Malicious cyber activity is ubiquitous and its harmful effects have dramatic and often irreversible impacts on society. Given the shortage of cybersecurity professionals, the ever-evolving adversary, the massive amounts of data which could contain evidence of an attack, and the speed at which defensive actions must be taken, innovations which enable autonomy in cybersecurity must continue to expand, in order to move away from a reactive defense posture and towards a more proactive one. The challenges in this space are quite different from those associated with applying AI in other domains such as computer vision. The environment suffers from an incredibly high degree of uncertainty, stemming from the intractability of ingesting all the available data, as well as the possibility that malicious actors are manipulating the data. Another unique challenge in this space is the dynamism of the adversary causes the indicators of compromise to change frequently and without warning. In spite of these challenges, machine learning has been applied to this domain and has achieved some success in the realm of detection. While this aspect of the problem is far from solved, a growing part of the commercial sector is providing ML-enhanced capabilities as a service. Many of these entities also provide platforms which facilitate the deployment of these automated solutions. Academic research in this space is growing and continues to influence current solutions, as well as strengthen foundational knowledge which will make autonomous agents in this space a possibility.
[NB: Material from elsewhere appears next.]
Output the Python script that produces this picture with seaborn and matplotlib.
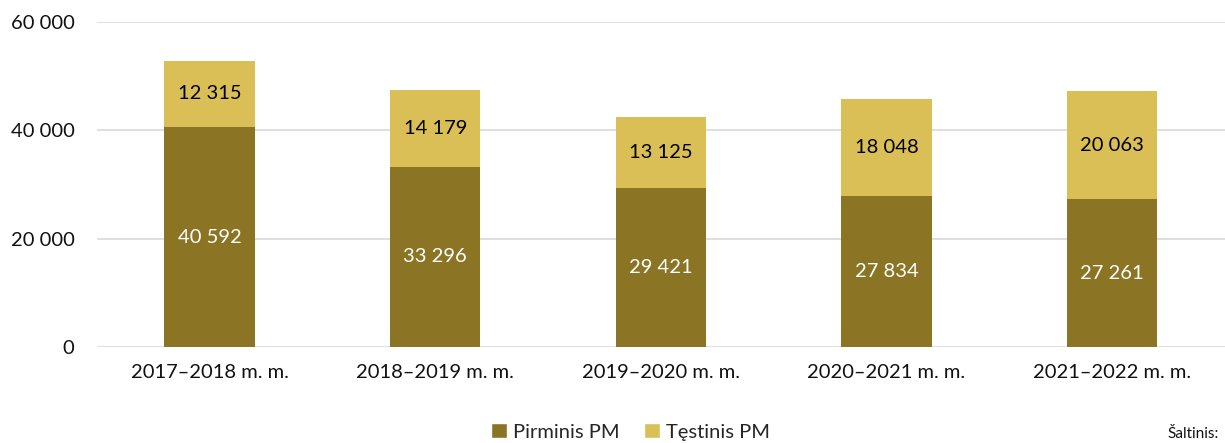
import matplotlib
matplotlib.use("Agg")
import matplotlib.pyplot as plt
import seaborn as sns
import pandas as pd
from matplotlib.patches import Patch

categories = ["2017–2018 m. m.", "2018–2019 m. m.", "2019–2020 m. m.", "2020–2021 m. m.", "2021–2022 m. m."]
pirminis = [40592, 33296, 29421, 27834, 27261]
testinis = [12315, 14179, 13125, 18048, 20063]
series_names = ["Pirminis PM", "Tęstinis PM"]
yticks = [0, 20000, 40000, 60000]

dark = "#8B7424"
light = "#D9BF56"

sns.set_theme(style="white")
plt.rcParams['font.family'] = ['Lato', 'DejaVu Sans']

fig = plt.figure(figsize=(12.25, 4.43), dpi=100)
ax = fig.add_axes([0.079, 0.2167, 0.921, 0.7333])

df = pd.DataFrame({"cat": categories, "pirm": pirminis,
                   "total": [a + b for a, b in zip(pirminis, testinis)]})
sns.barplot(data=df, x="cat", y="total", color=light, width=0.40, ax=ax, saturation=1, linewidth=0)
sns.barplot(data=df, x="cat", y="pirm", color=dark, width=0.40, ax=ax, saturation=1, linewidth=0)

def fmt(v):
    return f"{v:,}".replace(",", " ")

for i, (p, t) in enumerate(zip(pirminis, testinis)):
    ax.text(i, p / 2, fmt(p), ha="center", va="center", color="white", fontsize=14.5)
    ax.text(i, p + t / 2, fmt(t), ha="center", va="center", color="black", fontsize=14.5)

ax.set_ylim(0, 60000)
ax.set_xlim(-0.5, 4.5)
ax.set_yticks(yticks)
ax.set_yticklabels([fmt(v) for v in yticks], fontsize=14.5, color="#111111")
ax.tick_params(axis="x", labelsize=14.5, colors="#111111", length=0, pad=12)
ax.tick_params(axis="y", length=0, pad=16)
ax.set_xlabel("")
ax.set_ylabel("")
ax.yaxis.grid(True, color="#D9D9D9", linewidth=1.2)
ax.set_axisbelow(True)
for s in ax.spines.values():
    s.set_visible(False)

handles = [Patch(facecolor=dark, label=series_names[0]), Patch(facecolor=light, label=series_names[1])]
fig.legend(handles=handles, loc="center", bbox_to_anchor=(0.515, 0.025), ncol=2, frameon=False,
           fontsize=14.5, handlelength=0.8, handleheight=0.8, handletextpad=0.3, columnspacing=1.2)

fig.text(0.995, 0.004, "Šaltinis:", fontsize=11, ha="right", va="bottom", color="#111111")

fig.savefig("out.png", dpi=100)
The workshop will focus on the application of artificial intelligence to problems in cyber security. AICS 2020 emphasis will be on human-machine teaming within the context of cyber security problems and will specifically explore collaboration between human operators and AI technologies. The workshop will address applicable areas of AI, such as machine learning, game theory, natural language processing, knowledge representation, automated and assistive reasoning and human machine interactions. Further, cyber security application areas with a particular emphasis on the characterization and deployment of human-machine teaming will be the focus.